PLace

Kasla

Place
Kasla — كَسْلا
District
Jerusalem
Subdistrict
Jerusalem
Average Elevation
625 m
Distance from Jerusalem
17 km
Population
Year Arab Total
1931 298 298
1944/45 280 280
Land Ownership (1944/45) in dunums
Year Arab Public Total
1944/45 8001 3 8004
Land Use (1944/45) in dunums
Use Arab Public Total
Non-Cultivable & Built-up (Total)
Use Arab Public Total
Built-up 10 10
Non-Cultivable 5286 3 5289
5296 3 5299 (66%)
Cultivable (Total)
Use Arab Total
Plantation and Irrigable 440 440
Cereal 2265 2265
2705 2705 (34%)
Number of Houses (1931)
72

The village stood on the top of an elongated mountain that stretched from east to west, overlooking two deep wadis on the northern and southern sides. The village itself was north of a secondary road that ran across the mountain in an east-west direction. The road intersected a highway to the east, on the outskirts of Jerusalem, and crossed another highway to the west that ran between Bayt Jibrin (in the Hebron sub-disctrict) and the Jerusalem−Jaffa highway. Kasla has been identified with the site of the Canaanite city of Chesalon (Joshua 15:10). It was a large village known as Chesalon or Cheslon in the Roman period. In 1596 Kasla (or Kisla) was a village in the nahiya of Ramla (liwa' of Gaza) with a population of sixty-one. It paid taxes on wheat, barley, sesame, and fruit trees as well as on goats and beehives.

In the late nineteenth century, Kasla was described as a village on top of a rugged ridge with a deep valley to the north. Two springs in the valley and another to the east provided the villagers with water. The village plan was rectangular in shape. Most of its houses, which were built of stone, extended in an east-west direction along the secondary road; a few houses were built east of the village center along this road. The people of Kasla were Muslim; they maintained a shrine for a Shaykh Ahmad. Water for domestic use came from several springs around the village.

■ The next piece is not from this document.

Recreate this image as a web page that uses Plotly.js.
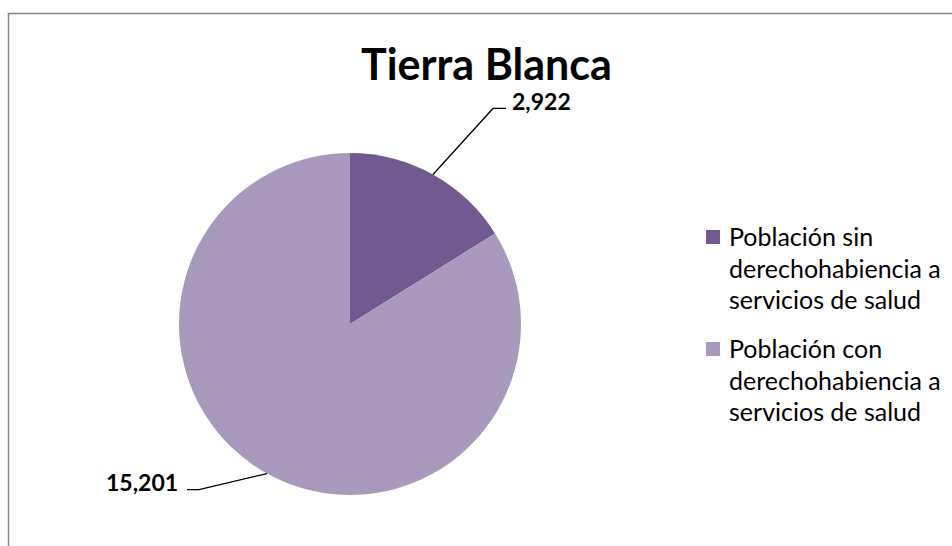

Agriculture was based on olives, fruit, and grain, which were planted in the lowlands and valley floors; crops were rainfed and irrigated from springs. Some lands were used as grazing areas, especially in the steep rugged slopes. In 1944/45 a total of 2,265 dunums was allotted to cereals; 440 dunums were irrigated or used for orchards, of which 203 dunums were devoted to olive cultivation. The village was itself an archaeological site and was surrounded by several khirbas that contained the ruins of walls, cisterns, and carved stones.

Like nearby Ishwa' and a few other villages on a side road leading to Jerusalem, Kasla was 'cleansed' on 16 July 1948, according to the History of the War of Independence. Israeli historian Benny Morris puts the date of occupation a day later, on 17−18 July. Morris writes that the villagers in this area either had left earlier, had fled under mortar barrages, or had been expelled by the occupying unit, the Har'el Brigade. The village was overrun as part of Operation Dani (see Abu al-Fadl, Ramla sub-disctrict).

Israel established the settlement of Ramat Razi'el (156131) on village land in 1948. Kesalon (154131) was built on village land in 1952, 1 km south of the village site, on the archaeological site of Khirbat Sar'a.

Wild grass covers the entire site and grows amid the rubble of the stone houses, which is difficult to distinguish from the rubble of ruined terraces. Almond trees grow on top of the mountain and cactuses grow along the site's southern slopes. Northeast of the village, two carob trees are surrounded by the remains of a vineyard. On the slopes, thick wild grass grows on several terraces, which are still intact.